Without the budget reconciliation process that allows for a simple-majority vote in the Senate, Republicans would need bipartisan cooperation on a tax plan to ensure its passage. GOP leaders have effectively ruled out that option, citing partisan divisions.

Competing interests

However, intraparty tension is already threatening to derail a tax code rewrite before Republicans even release a bill.

Conservatives, mostly from the hardline conservative House Freedom Caucus, have remained opposed to the budget resolution because they feel the reconciliation instructions do not provide a high enough target for mandatory spending cuts and because they want more details on what the tax bill would look like. Specifically, they want to ensure the tax plan would not be contingent on a border adjustment tax on imports that they are not on board with.

Moderates, meanwhile, are concerned that attaching mandatory spending cuts to a reconciliation measure for overhauling the tax code will make the latter more difficult to achieve. They would also like to see a bipartisan, bicameral budget deal to change the top-line spending numbers dictated by the Budget Control Act before voting on a budget.

“Budgets are always some of the toughest votes,” House Ways and Means member Devin Nunes said.

The California Republican said he is hopeful the prospect of a tax overhaul and the ability to use the budget process to put GOP policy ideas into law will provide for a different outcome than last year, when House Republicans never got enough members on board to pass their budget blueprint.

While Republicans did not pass a full budget last year, they did so early this year using a so-called shell budget — one empty of policy details — to set up the reconciliation process so they could address health care.

So far, members have said they’ve heard no talk of doing another shell budget or any other Plan B for what will happen if they can’t pass the budget resolution that the House Budget Committee reported out unanimously last Wednesday.

“I just believe we got to work as hard as we can to get to tax reform. That’s why I was a little concerned with the budget last night as well,” Ohio Rep. James B. Renacci, who serves on the Budget and Ways and Means committees, said Thursday. “I was willing to pass it and vote for it to move it to the floor. But in the end I hope there’s an amendment process.”

Concerns abound

Renacci said he is concerned the current instructions for a deficit-neutral tax overhaul are not flexible enough because the Senate would have to measure that under a static scoring model, unlike the House, which would rely on dynamic scoring.

“That’s concerning because it’s almost impossible to get revenue-neutral, static-based tax reform,” he said.

Calling himself “pathologically optimistic,” Ways and Means member David Schweikert said he can see a path to getting the votes on the budget but that it will require leadership to have a lot of one-on-one sessions with members to walk through their concerns.

“It is sort of the dance we go through every budget,” the Arizona Republican said. “It’s a lot of math. There’s a lot of discomfort. … For some of us, the fact that it’s finally cracking the door open to finally touch mandatory spending, it is a big deal.”

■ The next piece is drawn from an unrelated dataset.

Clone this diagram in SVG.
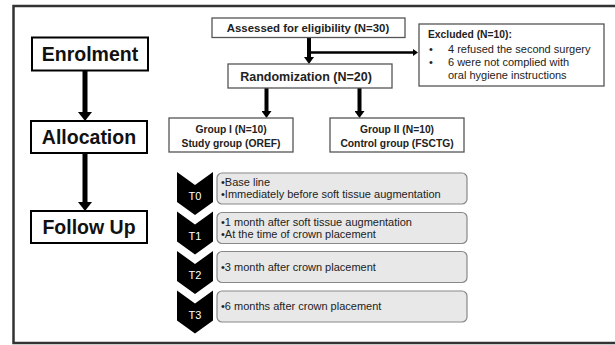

Still, there is a realization among some members that failure to pass a budget may imperil the chances of Republicans rewriting the tax code this year.

Pennsylvania Rep. Mike Kelly, also a Ways and Means member, said the budget is just one of many roadblocks to getting a tax overhaul.

“I don’t know because I’m not included in those talks,” he said when asked if there was a Plan B. “I would sure as hell hope that if you’re in charge, you have a Plan A, a Plan B, a Plan C and a Plan D, that you actually are knowing that, ‘OK, if this one doesn’t work, what do we plug in.’ And if you tell me, ‘No, this is the only way we’re going to go. If we can’t do it that way, we’re not going to do it’ — that’s not responsible.”